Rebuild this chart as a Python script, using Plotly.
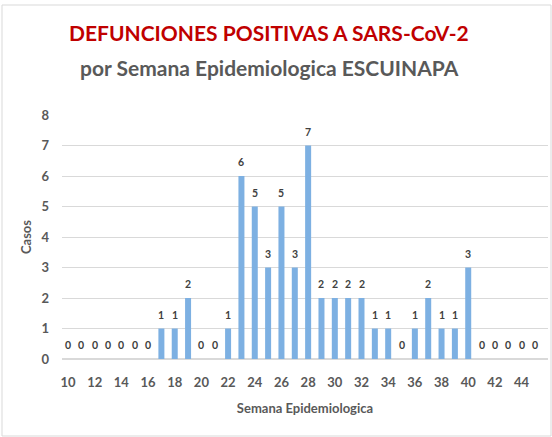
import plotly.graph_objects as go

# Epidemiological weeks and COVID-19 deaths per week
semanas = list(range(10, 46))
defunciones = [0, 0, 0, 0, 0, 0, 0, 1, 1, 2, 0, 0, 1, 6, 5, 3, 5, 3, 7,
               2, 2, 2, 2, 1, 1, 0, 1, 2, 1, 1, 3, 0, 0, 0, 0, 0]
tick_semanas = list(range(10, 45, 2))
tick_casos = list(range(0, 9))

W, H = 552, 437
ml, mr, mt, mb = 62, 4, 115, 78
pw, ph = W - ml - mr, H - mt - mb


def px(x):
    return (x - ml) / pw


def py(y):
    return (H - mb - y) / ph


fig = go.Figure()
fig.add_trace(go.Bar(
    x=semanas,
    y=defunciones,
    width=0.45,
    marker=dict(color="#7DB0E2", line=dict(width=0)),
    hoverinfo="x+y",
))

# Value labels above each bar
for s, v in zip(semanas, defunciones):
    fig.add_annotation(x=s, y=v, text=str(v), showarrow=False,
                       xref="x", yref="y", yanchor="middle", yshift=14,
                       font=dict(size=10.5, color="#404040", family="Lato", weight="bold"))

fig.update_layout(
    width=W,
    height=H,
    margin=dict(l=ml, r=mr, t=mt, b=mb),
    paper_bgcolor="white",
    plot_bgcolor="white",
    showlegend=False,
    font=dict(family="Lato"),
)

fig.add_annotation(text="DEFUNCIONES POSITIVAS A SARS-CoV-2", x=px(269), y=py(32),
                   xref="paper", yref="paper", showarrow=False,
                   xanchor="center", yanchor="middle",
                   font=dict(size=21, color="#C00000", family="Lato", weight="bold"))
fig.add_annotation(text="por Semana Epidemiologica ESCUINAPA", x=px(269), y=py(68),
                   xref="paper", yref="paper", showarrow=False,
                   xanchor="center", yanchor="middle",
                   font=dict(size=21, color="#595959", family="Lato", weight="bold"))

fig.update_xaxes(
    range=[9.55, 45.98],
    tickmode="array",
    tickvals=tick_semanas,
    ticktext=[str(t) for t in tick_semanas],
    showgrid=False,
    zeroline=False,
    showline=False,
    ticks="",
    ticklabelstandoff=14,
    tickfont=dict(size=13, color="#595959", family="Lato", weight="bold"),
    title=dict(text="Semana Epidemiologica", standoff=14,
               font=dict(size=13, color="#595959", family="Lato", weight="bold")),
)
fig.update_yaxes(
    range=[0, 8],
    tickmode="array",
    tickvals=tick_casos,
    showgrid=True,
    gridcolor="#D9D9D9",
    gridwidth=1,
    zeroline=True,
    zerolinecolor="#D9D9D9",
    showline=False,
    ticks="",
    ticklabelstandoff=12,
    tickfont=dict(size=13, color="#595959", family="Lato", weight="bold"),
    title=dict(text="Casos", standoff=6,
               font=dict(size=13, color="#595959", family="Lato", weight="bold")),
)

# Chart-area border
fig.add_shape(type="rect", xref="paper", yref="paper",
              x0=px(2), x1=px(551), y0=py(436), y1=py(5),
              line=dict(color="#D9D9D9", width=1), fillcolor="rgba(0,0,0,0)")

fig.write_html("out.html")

+++

*Exercise objective*. Transcribe exactly, with no pictures, the lines running from the first line of the material through the line holding "import plotly.graph_objects as go".

*Response to the exercise*.
Rebuild this chart as a Python script, using Plotly.
import plotly.graph_objects as go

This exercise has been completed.